--- Start ---

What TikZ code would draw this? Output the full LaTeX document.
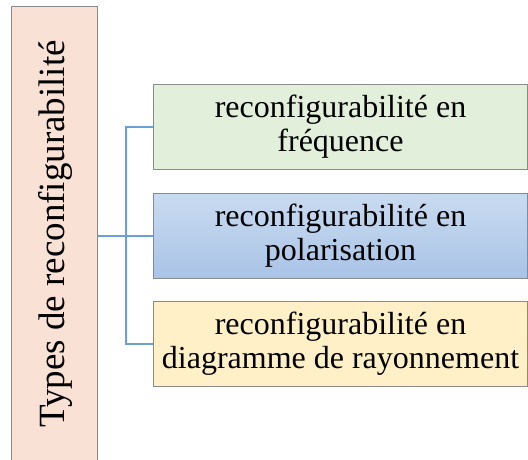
\documentclass[tikz,border=0pt]{standalone}
\usepackage{fontspec}
\setmainfont{Liberation Serif}
\definecolor{pinkfill}{HTML}{F9E1D5}
\definecolor{greenfill}{HTML}{E2EFDA}
\definecolor{bluetop}{HTML}{C9DBF0}
\definecolor{bluebot}{HTML}{A9C3E6}
\definecolor{yellowfill}{HTML}{FFF0C8}
\definecolor{edgegray}{HTML}{8A8A8A}
\definecolor{linkblue}{HTML}{6A9FD8}
\tikzset{
  catbox/.style={draw=edgegray, line width=1pt, minimum width=374pt, minimum height=85pt,
    align=center, font=\fontsize{32}{34}\selectfont, inner sep=0pt},
  link/.style={draw=linkblue, line width=2pt},
}
\begin{document}
\begin{tikzpicture}[x=1pt,y=-1pt]
\useasboundingbox (0,0) rectangle (528,459);
% root box, running off the bottom edge
\begin{scope}
\clip (0,0) rectangle (528,459);
\node[draw=edgegray, fill=pinkfill, line width=1pt, minimum width=86pt, minimum height=470pt,
  anchor=north west, inner sep=0pt] (root) at (11,6) {};
\end{scope}
\node[rotate=90, font=\fontsize{37}{39}\selectfont] (roottext) at (55,234) {Types de reconfigurabilité};
% category boxes
\node[catbox, fill=greenfill, anchor=north west] (freq) at (153,84) {reconfigurabilité en\\fréquence};
\node[catbox, top color=bluetop, bottom color=bluebot, anchor=north west] (pol) at (153,193) {reconfigurabilité en\\polarisation};
\node[catbox, fill=yellowfill, anchor=north west] (diag) at (153,301) {reconfigurabilité en\\diagramme de rayonnement};
% connectors
\coordinate (rootend) at (root.east |- pol.west);
\coordinate (fork) at (126,0 |- pol.west);
\draw[link] (rootend) -- (pol.west);
\draw[link] (freq.west) -| (fork) |- (diag.west);
\end{tikzpicture}
\end{document}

--- End ---

• Your task: Repeat the listing above exactly, with no pictures.

• Written response:
What TikZ code would draw this? Output the full LaTeX document.
\documentclass[tikz,border=0pt]{standalone}
\usepackage{fontspec}
\setmainfont{Liberation Serif}
\definecolor{pinkfill}{HTML}{F9E1D5}
\definecolor{greenfill}{HTML}{E2EFDA}
\definecolor{bluetop}{HTML}{C9DBF0}
\definecolor{bluebot}{HTML}{A9C3E6}
\definecolor{yellowfill}{HTML}{FFF0C8}
\definecolor{edgegray}{HTML}{8A8A8A}
\definecolor{linkblue}{HTML}{6A9FD8}
\tikzset{
  catbox/.style={draw=edgegray, line width=1pt, minimum width=374pt, minimum height=85pt,
    align=center, font=\fontsize{32}{34}\selectfont, inner sep=0pt},
  link/.style={draw=linkblue, line width=2pt},
}
\begin{document}
\begin{tikzpicture}[x=1pt,y=-1pt]
\useasboundingbox (0,0) rectangle (528,459);
% root box, running off the bottom edge
\begin{scope}
\clip (0,0) rectangle (528,459);
\node[draw=edgegray, fill=pinkfill, line width=1pt, minimum width=86pt, minimum height=470pt,
  anchor=north west, inner sep=0pt] (root) at (11,6) {};
\end{scope}
\node[rotate=90, font=\fontsize{37}{39}\selectfont] (roottext) at (55,234) {Types de reconfigurabilité};
% category boxes
\node[catbox, fill=greenfill, anchor=north west] (freq) at (153,84) {reconfigurabilité en\\fréquence};
\node[catbox, top color=bluetop, bottom color=bluebot, anchor=north west] (pol) at (153,193) {reconfigurabilité en\\polarisation};
\node[catbox, fill=yellowfill, anchor=north west] (diag) at (153,301) {reconfigurabilité en\\diagramme de rayonnement};
% connectors
\coordinate (rootend) at (root.east |- pol.west);
\coordinate (fork) at (126,0 |- pol.west);
\draw[link] (rootend) -- (pol.west);
\draw[link] (freq.west) -| (fork) |- (diag.west);
\end{tikzpicture}
\end{document}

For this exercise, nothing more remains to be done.